I see two very simple solutions and they can be combined:
1. Use a "staging area" for new composes. It's really simple - create a directory that is not world-readable (thus not mirrored) and create the compose there. Once you are sure everything looks OK, move the compose to the correct directory. The other benefit is that this is nearly atomic, thus making sure we don't have half-synced mirrors.
2. Once something is public, don't change contents. It might happen that we publish something in error. But this is the same situation as in source tarballs for software projects. You can never change it, because you never know if somebody hasn't downloaded it in the (albeit short) meantime. You can delete, sure, but the fixed file/tarball/compose should always have a bumped version. There's no problem in that, really. If TC3 is published in error, delete it if you want, and create TC3.1 or TC4. It's just a safety practice and we don't mind, really, quite the opposite. This is a risk-prevention.
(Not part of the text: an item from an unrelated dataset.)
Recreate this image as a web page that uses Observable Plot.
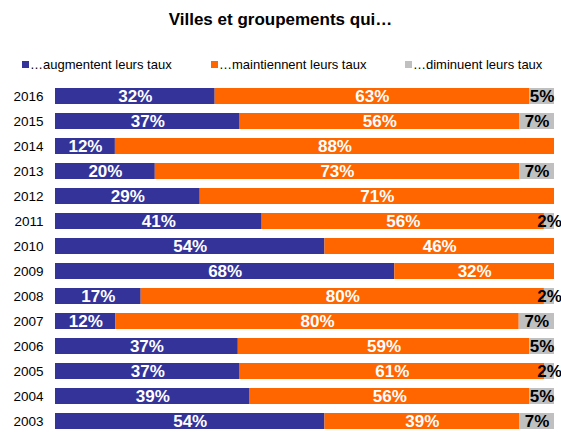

If we combine these approaches, I believe there is no actual increase in your workload (these are just work approaches, but no extra load) and we increase the reliability of our tools and processes.

Thanks.


If we go with 1), it would be nice if I could have shell access to the staging area on secondary01 so I can start making disos ASAP. If the contents change, I'll recreate them (I do that already).

A downside is that people with low bandwidth but no caps/metering might want to get a head start on the download and would not be able to do that anymore. Could the staging area be world-readable, but in a different location, so the final location only can be mirrored, and people downloading manually can go to the staging area (with warnings to compare checksum files before testing)? That would also address my concern in the last comment.

If we go with a public staging area, I'd like to create the disos there as well, and make them visible while building, so people can download earlier if they want (but know that the content isn't guaranteed correct until the announcement, when I'd move it to the usual place).

I think option 1 makes sense and should work fine.

I don't think there's much point in worrying about making disos until the content is in place.
If we tried to make them from the staging area we could just run into the same problem we are trying to solve no?

content is being staged, you start making disos, some mistake is found, recompose is started, but people start downloading bad/invalid/not released disos?

So, I think we should follow option 1, use a staging area and disos can be done once that content is in place.
I would think waiting a few minutes really wouldn't be that much burden.

Replying to [comment:4 kevin]:

content is being staged, you start making disos, some mistake is found, recompose is started, but people start downloading bad/invalid/not released disos?

People would know that anything in the staging area isn't guaranteed correct until moved to the final location. It could be visible on a trial basis. If too many people ignore the warnings about checking their downloads and waste time filing invalid bugs, we could then hide the staging area.

So, I think we should follow option 1, use a staging area and disos can be done once that content is in place.
I would think waiting a few minutes really wouldn't be that much burden.

It usually takes closer to an hour to both create and verify the disos, not a few minutes. For Alpha TC1 it's more like 2 hours.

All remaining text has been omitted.